Abitibi: une technologie d’extraction minière plus propre
La Presse Canadienne|Publié le 16 septembre 2020Le nouveau procédé permet des économies importantes pour les entreprises minières.
Le Centre technologique des résidus industriels (CTRI), relié au Cégep de l’Abitibi-Témiscamingue, planche sur une nouvelle technologie qui rendrait l’extraction minérale plus propre. Divers partenaires gouvernementaux et l’entreprise privée suisse SELFRAG ont investi au total 1,53 M$ pour soutenir le projet.
L’innovation se situe à l’étape du concassage-broyage du minerai. Grâce à de l’électricité emmagasinée, il est possible, via des hautes puissances pulsées, de libérer les substances nobles de la roche plus facilement.
«En fait, c’est une technologie militaire utilisée en Russie dans les années 60, raconte le directeur du CTRI, Hassine Bouafif. L’entreprise suisse (SELFRAG) a expérimenté le procédé, mais pas dans le contexte minier. Ils sont donc curieux de voir les résultats.»
«Notre rôle est donc de pouvoir adapter l’usage de cette technologie dans le secteur minier, comme étant une alternative propre et plus économique aux procédés mécaniques conventionnels très énergivores», explique l’hydrométallurgiste au CTRI, Nassima Kemache, aussi membre du groupe de recherche sur les métaux stratégiques, Éléments 08.
Lithium et compagnie
Le nouveau procédé permet des économies importantes pour les entreprises minières, parce qu’il intervient plus tôt dans le processus d’extraction du minerai.
Ici, l’économie est double, souligne M. Bouafif. «Au Québec, on utilise l’hydroélectricité, qui est une énergie propre. On économise donc sur l’énergie fossile pour le concassage-broyage, et aussi sur la production même de l’électricité. Dans d’autres régions du monde, l’électricité est produite avec de l’énergie fossile, mais malgré tout, ce procédé permet des économies.»
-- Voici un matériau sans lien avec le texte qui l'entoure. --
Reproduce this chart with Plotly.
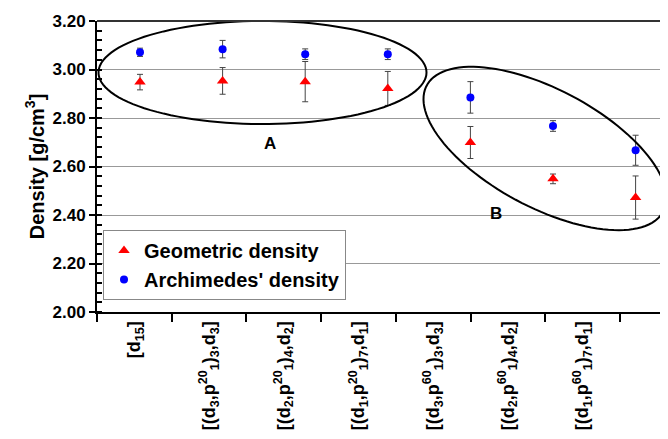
import numpy as np
import plotly.graph_objects as go

categories = [
    "[d<sub>15</sub>]",
    "[(d<sub>3</sub>,p<sup>20</sup><sub>1</sub>)<sub>3</sub>,d<sub>3</sub>]",
    "[(d<sub>2</sub>,p<sup>20</sup><sub>1</sub>)<sub>4</sub>,d<sub>2</sub>]",
    "[(d<sub>1</sub>,p<sup>20</sup><sub>1</sub>)<sub>7</sub>,d<sub>1</sub>]",
    "[(d<sub>3</sub>,p<sup>60</sup><sub>1</sub>)<sub>3</sub>,d<sub>3</sub>]",
    "[(d<sub>2</sub>,p<sup>60</sup><sub>1</sub>)<sub>4</sub>,d<sub>2</sub>]",
    "[(d<sub>1</sub>,p<sup>60</sup><sub>1</sub>)<sub>7</sub>,d<sub>1</sub>]",
]
geometric = [2.948, 2.953, 2.950, 2.922, 2.699, 2.549, 2.472]
geometric_err = [0.032, 0.055, 0.083, 0.070, 0.066, 0.020, 0.089]
archimedes = [3.071, 3.084, 3.063, 3.063, 2.885, 2.767, 2.667]
archimedes_err = [0.017, 0.036, 0.022, 0.022, 0.065, 0.022, 0.062]
y_ticks = [2.00, 2.20, 2.40, 2.60, 2.80, 3.00, 3.20]

# the page body adds an 8px offset; work in screen pixels and compensate
OFF = 8
W, H = 668 - OFF, 439 - OFF
L, R, T, B = 97, 668, 21, 312  # screen coords of the plot area
FONT = "Liberation Sans, Arial, sans-serif"

fig = go.Figure()
fig.add_trace(go.Scatter(
    x=categories, y=geometric, mode="markers", name="Geometric density",
    marker=dict(symbol="triangle-up", size=10, color="#ff0000"),
    error_y=dict(type="data", array=geometric_err, color="#444444", thickness=1, width=3),
))
fig.add_trace(go.Scatter(
    x=categories, y=archimedes, mode="markers", name="Archimedes' density",
    marker=dict(symbol="circle", size=8, color="#0000ff"),
    error_y=dict(type="data", array=archimedes_err, color="#444444", thickness=1, width=3),
))
# invisible trace to drive the label axis
fig.add_trace(go.Scatter(
    x=categories, y=geometric, xaxis="x2", mode="markers",
    marker=dict(opacity=0), showlegend=False, hoverinfo="skip",
))


def px_to_paper(px, py):
    return (px - L) / (R - L), (B - py) / (B - T)


def ellipse_path(cx, cy, a, b, theta_deg, n=120):
    th = np.deg2rad(theta_deg)
    t = np.linspace(0, 2 * np.pi, n)
    xs = cx + a * np.cos(t) * np.cos(th) - b * np.sin(t) * np.sin(th)
    ys = cy + a * np.cos(t) * np.sin(th) + b * np.sin(t) * np.cos(th)
    pts = [px_to_paper(x, y) for x, y in zip(xs, ys)]
    return "M " + " L ".join(f"{x:.5f},{y:.5f}" for x, y in pts) + " Z"


shapes = [
    dict(type="path", xref="paper", yref="paper",
         path=ellipse_path(262.5, 72.5, 164, 51.5, 0),
         line=dict(color="black", width=2)),
    dict(type="path", xref="paper", yref="paper",
         path=ellipse_path(545, 148.5, 134, 59, 28),
         line=dict(color="black", width=2)),
    dict(type="line", xref="paper", yref="paper", x0=0, x1=1, y0=1, y1=1,
         line=dict(color="#333333", width=2)),
]

ax, ay = px_to_paper(262, 143)
bx, by = px_to_paper(504, 213)
annotations = [
    dict(x=ax, y=ay, xref="paper", yref="paper", text="<b>A</b>", showarrow=False,
         font=dict(size=17, family=FONT, color="black")),
    dict(x=bx, y=by, xref="paper", yref="paper", text="<b>B</b>", showarrow=False,
         font=dict(size=17, family=FONT, color="black")),
]

# data axis: point spacing
x1_range = [-(140 - L) / 82.6, (R - 140) / 82.6]
# label axis: category width
cw = 74.7
x2_range = [-0.5, -0.5 + (R - L) / cw]

fig.update_layout(
    width=W, height=H,
    margin=dict(l=L - OFF, r=0, t=T - OFF, b=H - (B - OFF), autoexpand=False),
    paper_bgcolor="white", plot_bgcolor="white",
    font=dict(family=FONT, color="black"),
    showlegend=True,
    legend=dict(
        x=px_to_paper(103, 0)[0], y=px_to_paper(0, 230)[1], xanchor="left", yanchor="top",
        bgcolor="white", bordercolor="#888888", borderwidth=1,
        font=dict(size=20, family=FONT, weight="bold", color="black"),
        itemwidth=30, tracegroupgap=0,
    ),
    xaxis=dict(
        type="category", categoryorder="array", categoryarray=categories,
        range=x1_range, showticklabels=False, showgrid=False, ticks="",
        showline=False, zeroline=False, automargin=False,
    ),
    xaxis2=dict(
        type="category", categoryorder="array", categoryarray=categories,
        overlaying="x", anchor="y", side="bottom", automargin=False,
        range=x2_range, tickson="boundaries", ticks="outside", ticklen=8,
        tickwidth=1.5, tickcolor="black",
        showline=True, linecolor="black", linewidth=2, showgrid=False,
        tickangle=-90,
        tickfont=dict(size=18, family=FONT, weight="bold", color="black"),
    ),
    yaxis=dict(
        range=[2.0, 3.2], tickvals=y_ticks, tickformat=".2f", automargin=False,
        showgrid=True, gridcolor="#999999", gridwidth=1.3,
        showline=True, linecolor="black", linewidth=2,
        ticks="outside", ticklen=6, tickwidth=1.5, tickcolor="black",
        minor=dict(dtick=0.04, ticks="inside", ticklen=5, tickcolor="black", showgrid=False),
        zeroline=False,
        tickfont=dict(size=17, family=FONT, weight="bold", color="black"),
        title=dict(text="Density [g/cm<sup>3</sup>]", standoff=3,
                   font=dict(size=20, family=FONT, weight="bold", color="black")),
    ),
    shapes=shapes,
    annotations=annotations,
)

fig.write_html("out.html")
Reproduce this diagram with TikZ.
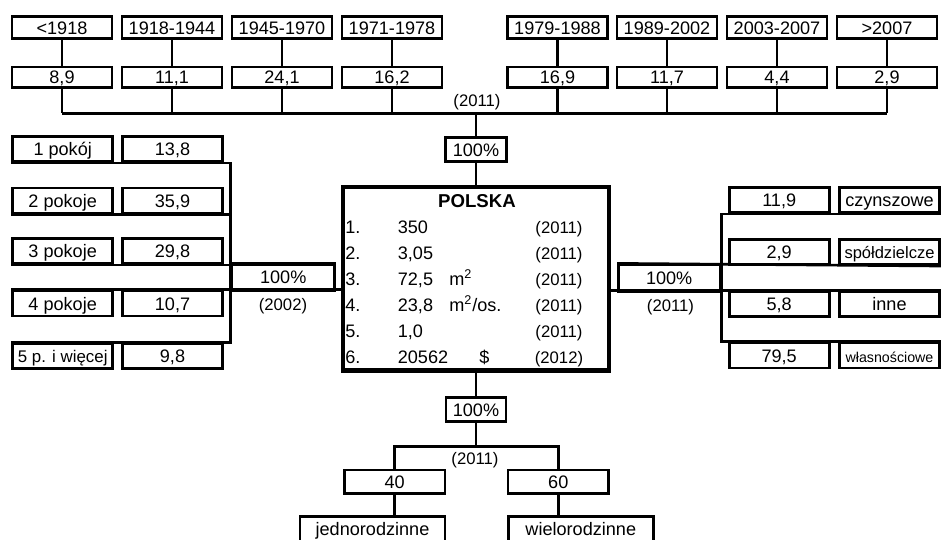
\documentclass[tikz,border=0pt]{standalone}
\usepackage{fontspec}
\setmainfont{Liberation Sans}
\usepackage{tikz}
\usetikzlibrary{calc}
\newcommand{\mainsz}{\fontsize{10.3}{12}\selectfont}
\newcommand{\yrsz}{\fontsize{9.5}{11}\selectfont}
\tikzset{
  cell/.style={draw,line width=1.5pt,inner sep=0pt,minimum width=2cm,minimum height=0.5cm,
    text height=7.4pt,text depth=0pt,font=\mainsz},
  conn/.style={line width=1.5pt},
  yrlab/.style={inner sep=0pt,font=\yrsz},
  txt/.style={inner sep=0pt,anchor=base west,font=\mainsz},
}

\begin{document}
\begin{tikzpicture}[x=0.02cm,y=-0.02cm]
  \clip(0,0)rectangle(941,539);
  % lata budowy
  \coordinate(bus)at(476,113.3);
  \foreach \xx/\lab/\val [count=\i] in {62/{<1918}/{8,9},172/1918-1944/{11,1},282/1945-1970/{24,1},392/1971-1978/{16,2},
      557.5/1979-1988/{16,9},667/1989-2002/{11,7},777/2003-2007/{4,4},887/{>2007}/{2,9}}{
    \node[cell,minimum height=0.45cm](y\i)at(\xx,27.5){\lab};
    \node[cell,minimum height=0.41cm](v\i)at(\xx,77.2){\val};
    \draw[conn](y\i)--(v\i);
    \draw[conn](v\i)--(v\i|-bus);
  }
  \draw[conn](v1|-bus)--(v8|-bus);
  \node[yrlab](ytop)at(477,102){(2011)};
  \node[cell,minimum width=1.23cm,minimum height=0.48cm](ptop)at(476,149.7){100\%};
  \draw[conn](bus)--(ptop);
  % polska
  \node[draw,line width=2.55pt,minimum width=5.32cm,minimum height=3.67cm,inner sep=0pt](pl)at(476,278.9){};
  \draw[conn](ptop)--(pl);
  \node[txt,anchor=base,font=\fontsize{10.6}{12}\selectfont\bfseries](plh)at(477,207){POLSKA};
  \foreach \yy/\nr/\val/\yr [count=\i] in {233/1./350/2011,259/2./{3,05}/2011,285/3./{72,5}/2011,
      311/4./{23,8}/2011,337/5./{1,0}/2011,363/6./20562/2012}{
    \node[txt](pn\i)at(345,\yy){\nr};
    \node[txt](pv\i)at(397.5,\yy){\val};
    \node[yrlab,anchor=base](py\i)at(559,\yy){(\yr)};
  }
  \node[txt](pu3)at(449,285){m\textsuperscript{2}};
  \node[txt](pu4)at(449,311){m\textsuperscript{2}/os.};
  \node[txt](pu6)at(479,363){\$};
  % liczba pokoi
  \node[cell,minimum width=2.06cm,minimum height=0.55cm](pleft)at(283.25,277.25){100\%};
  \foreach \yy/\lab/\val/\fs [count=\i] in {149/1 pokój/{13,8}/10.3,200.5/2 pokoje/{35,9}/10.3,251/3 pokoje/{29,8}/10.3,
      303.5/4 pokoje/{10,7}/10.3,356/5 p. i więcej/{9,8}/9.6}{
    \node[cell,font=\fontsize{\fs}{11}\selectfont](lr\i)at(62.7,\yy){\lab};
    \node[cell](lv\i)at(172.5,\yy){\val};
  }
  \draw[conn](lr1.south west)--(lr1.south west-|pleft.west)--(lr5.north west-|pleft.west)--(lr5.north west);
  \draw[conn](lr2.south west)--(lr2.south west-|pleft.west);
  \draw[conn](lr3.south west)--(lr3.south west-|pleft.east);
  \draw[conn](lr4.north west)--(lr4.north west-|pl.west);
  \node[yrlab](lyr)at(283,306){(2002)};
  % forma wlasnosci
  \node[cell,minimum width=2.03cm,minimum height=0.54cm](pright)at(669.2,278.2){100\%};
  \foreach \yy/\val/\lab/\fs [count=\i] in {200.2/{11,9}/czynszowe/10.3,252.2/{2,9}/spółdzielcze/9.4,
      304.2/{5,8}/inne/10.3,355.5/{79,5}/własnościowe/8.1}{
    \node[cell](rv\i)at(779.2,\yy){\val};
    \node[cell,font=\fontsize{\fs}{11}\selectfont](rl\i)at(889.5,\yy){\lab};
  }
  \draw[conn](rl1.south east)--(rl1.south east-|pright.east)--(rl4.north east-|pright.east)--(rl4.north east);
  \draw[conn](rl2.south east)--(pright.north west);
  \draw[conn](rl3.north east)--(rl3.north east-|pl.east);
  \node[yrlab](ryr)at(670.5,307){(2011)};
  % typ budynku
  \node[cell,minimum width=1.2cm,minimum height=0.48cm](pbot)at(476,409.7){100\%};
  \draw[conn](pl)--(pbot);
  \coordinate(bbar)at(476,446.7);
  \node[cell,minimum width=2.01cm,minimum height=0.47cm](n40)at(394.7,481.7){40};
  \node[cell,minimum width=2.01cm,minimum height=0.47cm](n60)at(558.3,481.7){60};
  \draw[conn](pbot)--(bbar);
  \draw[conn](n40)|-(bbar)-|(n60);
  \node[yrlab](byr)at(475,460){(2011)};
  \node[cell,minimum width=2.9cm,minimum height=0.6cm,text depth=3pt](nj)at(372.5,531.7){jednorodzinne};
  \node[cell,minimum width=2.9cm,minimum height=0.6cm,text depth=3pt](nw)at(580.8,531.7){wielorodzinne};
  \draw[conn](n40)--(n40|-nj.north);
  \draw[conn](n60)--(n60|-nw.north);
\end{tikzpicture}
\end{document}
Actuellement, les minières de l’Abitibi-Témiscamingue surveillent avec intérêt les travaux du CTRI. «Ils utilisent toujours les anciens procédés, et ils attendent de voir si le jeu en vaut la chandelle, souligne Hassine Bouafif. On évalue les économies d’énergie à environ 20% actuellement.»
Le nouveau procédé peut servir à tout type de minerai, mais il suscite encore plus d’intérêt pour les mines de lithium. «Le spodumène, à plusieurs endroits, est traité avec divers produits chimiques pour en extraire le lithium, explique M. Bouafif. Il s’agit donc de rendre cette première étape encore plus propre.»
L’enjeu est d’autant plus important que le lithium est devenu une substance en demande pour la fabrication de piles pour les voitures électriques. Cette technologie est aussi bonne pour le silicium, utilisé pour la fabrication de panneaux solaires.
L’électricité pulsée permet également un meilleur taux de récupération de la matière noble dans le minerai. «On a constaté une différence entre du minerai concassé mécaniquement et du minerai concassé par électricité pulsée, indique Hassine Bouafif. C’est surtout vrai dans le cas du procédé d’enrichissement du lithium.»
Le projet laisse entrevoir un éventuel partenariat entre Canadiens et Suisses. «Amener notre technologie à une échelle industrielle minière via la collaboration avec les partenaires miniers canadiens est pour nous une idée très excitante, a indiqué par voie de communiqué le directeur général de SELFRAG, Frédéric von der Weid. Nous espérons que cette collaboration évoluera vers un partenariat stratégique avec le CTRI et, pourquoi pas, avec le secteur minier du Canada.»